## Start GIVEN DATA

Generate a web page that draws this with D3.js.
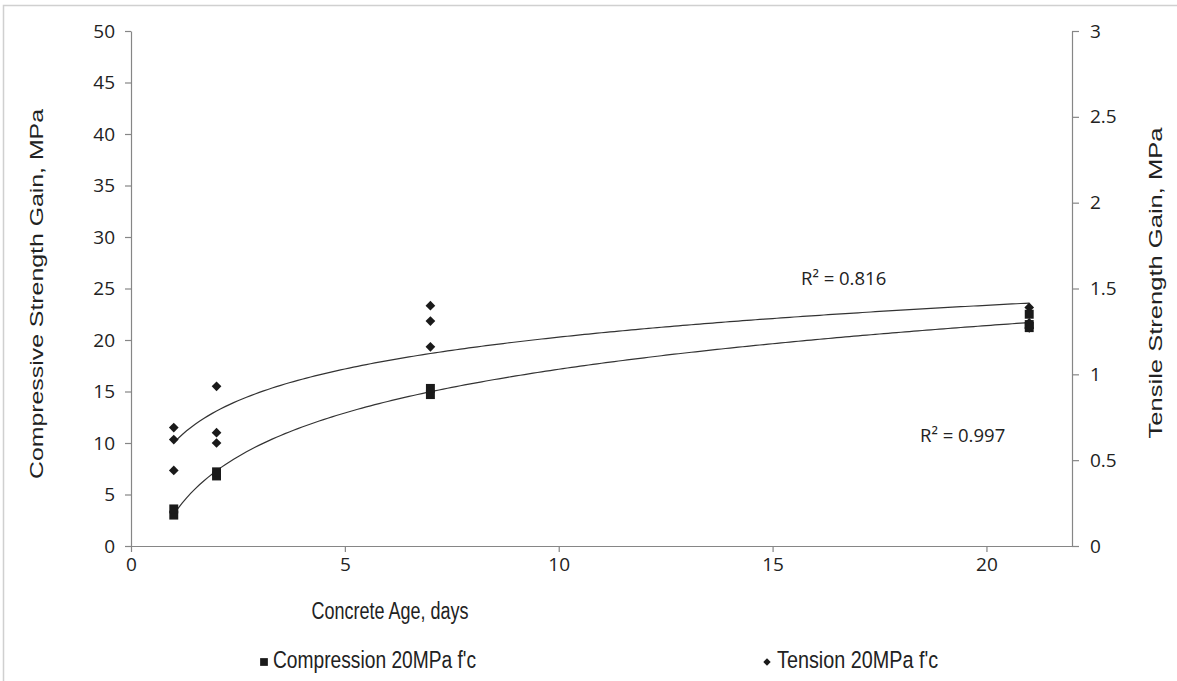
<!DOCTYPE html>
<html><head><meta charset="utf-8">
<script src="https://cdn.jsdelivr.net/npm/d3@7"></script>
<style>body{margin:0;background:#fff}svg{display:block}</style>
</head><body>
<script>
const compDays = [1,1,2,2,7,7,21,21,21];
const compValues = [3.0,3.6,6.8,7.2,14.7,15.3,22.5,21.5,21.2];
const tensDays = [1,1,1,2,2,2,7,7,7,21,21,21];
const tensValues = [0.69,0.62,0.44,0.93,0.66,0.60,1.40,1.31,1.16,1.39,1.30,1.27];
const xTicks = [0,5,10,15,20];
const leftTicks = [0,5,10,15,20,25,30,35,40,45,50];
const rightTicks = [0,0.5,1,1.5,2,2.5,3];
const r2Labels = ["R² = 0.997","R² = 0.816"];
const seriesNames = ["Compression 20MPa f'c","Tension 20MPa f'c"];

const W=1177,H=681;
const svg=d3.select("body").append("svg").attr("width",W).attr("height",H);
svg.append("rect").attr("x",3.5).attr("y",5.5).attr("width",W+10).attr("height",H+10)
  .attr("fill","none").attr("stroke","#d0d0d0").attr("stroke-width",1.5);

const L=131,R=1072,T=31,B=546;
const x=d3.scaleLinear().domain([0,22]).range([L,R]);
const yL=d3.scaleLinear().domain([0,50]).range([B,T]);
const yR=d3.scaleLinear().domain([0,3]).range([B,T]);
const axisColor="#868686";
const tickFont="'Open Sans', sans-serif";
const TS=19;

function style(g){
  g.selectAll("path,line").attr("stroke",axisColor).attr("stroke-width",1.2);
  g.selectAll("text").attr("font-family",tickFont).attr("font-size",TS).attr("fill","#222");
}
const gx=svg.append("g").attr("transform",`translate(0,${B})`)
  .call(d3.axisBottom(x).tickValues(xTicks).tickSize(6).tickSizeOuter(0).tickPadding(6));
style(gx);
const gl=svg.append("g").attr("transform",`translate(${L},0)`)
  .call(d3.axisLeft(yL).tickValues(leftTicks).tickSize(6).tickSizeOuter(0).tickPadding(10));
style(gl);
const gr=svg.append("g").attr("transform",`translate(${R},0)`)
  .call(d3.axisRight(yR).tickValues(rightTicks).tickFormat(d=>String(d)).tickSize(7).tickSizeOuter(0).tickPadding(11));
style(gr);

// log trend fits
function logFit(xs,ys){
  const lx=xs.map(Math.log),n=xs.length;
  const mx=d3.mean(lx),my=d3.mean(ys);
  let sxy=0,sxx=0;
  for(let i=0;i<n;i++){sxy+=(lx[i]-mx)*(ys[i]-my);sxx+=(lx[i]-mx)**2;}
  const a=sxy/sxx,b=my-a*mx;
  return t=>a*Math.log(t)+b;
}
const fc=logFit(compDays,compValues), ft=logFit(tensDays,tensValues);
const xs=d3.range(1,21.001,0.1);
const line=d3.line();
svg.append("path").attr("d",line(xs.map(t=>[x(t),yL(fc(t))])))
  .attr("fill","none").attr("stroke","#333").attr("stroke-width",1.2);
svg.append("path").attr("d",line(xs.map(t=>[x(t),yR(ft(t))])))
  .attr("fill","none").attr("stroke","#333").attr("stroke-width",1.2);

const sq=d3.symbol(d3.symbolSquare,80), dm=d3.symbol(d3.symbolDiamond2,60);
svg.append("g").selectAll("path").data(compDays).join("path")
  .attr("transform",(d,i)=>`translate(${x(d)},${yL(compValues[i])})`).attr("d",sq).attr("fill","#1a1a1a");
svg.append("g").selectAll("path").data(tensDays).join("path")
  .attr("transform",(d,i)=>`translate(${x(d)},${yR(tensValues[i])})`).attr("d",dm).attr("fill","#1a1a1a");

svg.append("text").attr("x",920).attr("y",442).text(r2Labels[0])
  .attr("font-family",tickFont).attr("font-size",18.5).attr("fill","#222");
svg.append("text").attr("x",801).attr("y",285).text(r2Labels[1])
  .attr("font-family",tickFont).attr("font-size",18.5).attr("fill","#222");

const titleFont="'Liberation Sans', Arial, sans-serif";
function stretchedText(tx,ty,txt,anchor,rot,fs,st){
  const g=svg.append("g").attr("transform",rot?`translate(${tx},${ty}) rotate(-90) scale(${st},1)`:`translate(${tx},${ty}) scale(1,${st})`);
  g.append("text").attr("text-anchor",anchor).text(txt)
    .attr("font-family",titleFont).attr("font-size",fs).attr("fill","#222");
}
stretchedText(43,294,"Compressive Strength Gain, MPa","middle",true,18,1.38);
stretchedText(1162,283,"Tensile Strength Gain, MPa","middle",true,18,1.42);
stretchedText(390,619,"Concrete Age, days","middle",false,18,1.32);

const lg=svg.append("g");
lg.append("path").attr("transform","translate(264,662)").attr("d",d3.symbol(d3.symbolSquare,60)).attr("fill","#1a1a1a");
stretchedText(273,668,seriesNames[0],"start",false,19.2,1.22);
lg.append("path").attr("transform","translate(767,662)").attr("d",d3.symbol(d3.symbolDiamond2,35)).attr("fill","#1a1a1a");
stretchedText(777,668,seriesNames[1],"start",false,19.8,1.2);
</script>
</body></html>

## End GIVEN DATA

> **REQUIREMENT**: Reproduce all of the material above word for word. Omit the pictures.

> **RESPONSE TO THE TASK**:
Generate a web page that draws this with D3.js.
<!DOCTYPE html>
<html><head><meta charset="utf-8">
<script src="https://cdn.jsdelivr.net/npm/d3@7"></script>
<style>body{margin:0;background:#fff}svg{display:block}</style>
</head><body>
<script>
const compDays = [1,1,2,2,7,7,21,21,21];
const compValues = [3.0,3.6,6.8,7.2,14.7,15.3,22.5,21.5,21.2];
const tensDays = [1,1,1,2,2,2,7,7,7,21,21,21];
const tensValues = [0.69,0.62,0.44,0.93,0.66,0.60,1.40,1.31,1.16,1.39,1.30,1.27];
const xTicks = [0,5,10,15,20];
const leftTicks = [0,5,10,15,20,25,30,35,40,45,50];
const rightTicks = [0,0.5,1,1.5,2,2.5,3];
const r2Labels = ["R² = 0.997","R² = 0.816"];
const seriesNames = ["Compression 20MPa f'c","Tension 20MPa f'c"];

const W=1177,H=681;
const svg=d3.select("body").append("svg").attr("width",W).attr("height",H);
svg.append("rect").attr("x",3.5).attr("y",5.5).attr("width",W+10).attr("height",H+10)
  .attr("fill","none").attr("stroke","#d0d0d0").attr("stroke-width",1.5);

const L=131,R=1072,T=31,B=546;
const x=d3.scaleLinear().domain([0,22]).range([L,R]);
const yL=d3.scaleLinear().domain([0,50]).range([B,T]);
const yR=d3.scaleLinear().domain([0,3]).range([B,T]);
const axisColor="#868686";
const tickFont="'Open Sans', sans-serif";
const TS=19;

function style(g){
  g.selectAll("path,line").attr("stroke",axisColor).attr("stroke-width",1.2);
  g.selectAll("text").attr("font-family",tickFont).attr("font-size",TS).attr("fill","#222");
}
const gx=svg.append("g").attr("transform",`translate(0,${B})`)
  .call(d3.axisBottom(x).tickValues(xTicks).tickSize(6).tickSizeOuter(0).tickPadding(6));
style(gx);
const gl=svg.append("g").attr("transform",`translate(${L},0)`)
  .call(d3.axisLeft(yL).tickValues(leftTicks).tickSize(6).tickSizeOuter(0).tickPadding(10));
style(gl);
const gr=svg.append("g").attr("transform",`translate(${R},0)`)
  .call(d3.axisRight(yR).tickValues(rightTicks).tickFormat(d=>String(d)).tickSize(7).tickSizeOuter(0).tickPadding(11));
style(gr);

// log trend fits
function logFit(xs,ys){
  const lx=xs.map(Math.log),n=xs.length;
  const mx=d3.mean(lx),my=d3.mean(ys);
  let sxy=0,sxx=0;
  for(let i=0;i<n;i++){sxy+=(lx[i]-mx)*(ys[i]-my);sxx+=(lx[i]-mx)**2;}
  const a=sxy/sxx,b=my-a*mx;
  return t=>a*Math.log(t)+b;
}
const fc=logFit(compDays,compValues), ft=logFit(tensDays,tensValues);
const xs=d3.range(1,21.001,0.1);
const line=d3.line();
svg.append("path").attr("d",line(xs.map(t=>[x(t),yL(fc(t))])))
  .attr("fill","none").attr("stroke","#333").attr("stroke-width",1.2);
svg.append("path").attr("d",line(xs.map(t=>[x(t),yR(ft(t))])))
  .attr("fill","none").attr("stroke","#333").attr("stroke-width",1.2);

const sq=d3.symbol(d3.symbolSquare,80), dm=d3.symbol(d3.symbolDiamond2,60);
svg.append("g").selectAll("path").data(compDays).join("path")
  .attr("transform",(d,i)=>`translate(${x(d)},${yL(compValues[i])})`).attr("d",sq).attr("fill","#1a1a1a");
svg.append("g").selectAll("path").data(tensDays).join("path")
  .attr("transform",(d,i)=>`translate(${x(d)},${yR(tensValues[i])})`).attr("d",dm).attr("fill","#1a1a1a");

svg.append("text").attr("x",920).attr("y",442).text(r2Labels[0])
  .attr("font-family",tickFont).attr("font-size",18.5).attr("fill","#222");
svg.append("text").attr("x",801).attr("y",285).text(r2Labels[1])
  .attr("font-family",tickFont).attr("font-size",18.5).attr("fill","#222");

const titleFont="'Liberation Sans', Arial, sans-serif";
function stretchedText(tx,ty,txt,anchor,rot,fs,st){
  const g=svg.append("g").attr("transform",rot?`translate(${tx},${ty}) rotate(-90) scale(${st},1)`:`translate(${tx},${ty}) scale(1,${st})`);
  g.append("text").attr("text-anchor",anchor).text(txt)
    .attr("font-family",titleFont).attr("font-size",fs).attr("fill","#222");
}
stretchedText(43,294,"Compressive Strength Gain, MPa","middle",true,18,1.38);
stretchedText(1162,283,"Tensile Strength Gain, MPa","middle",true,18,1.42);
stretchedText(390,619,"Concrete Age, days","middle",false,18,1.32);

const lg=svg.append("g");
lg.append("path").attr("transform","translate(264,662)").attr("d",d3.symbol(d3.symbolSquare,60)).attr("fill","#1a1a1a");
stretchedText(273,668,seriesNames[0],"start",false,19.2,1.22);
lg.append("path").attr("transform","translate(767,662)").attr("d",d3.symbol(d3.symbolDiamond2,35)).attr("fill","#1a1a1a");
stretchedText(777,668,seriesNames[1],"start",false,19.8,1.2);
</script>
</body></html>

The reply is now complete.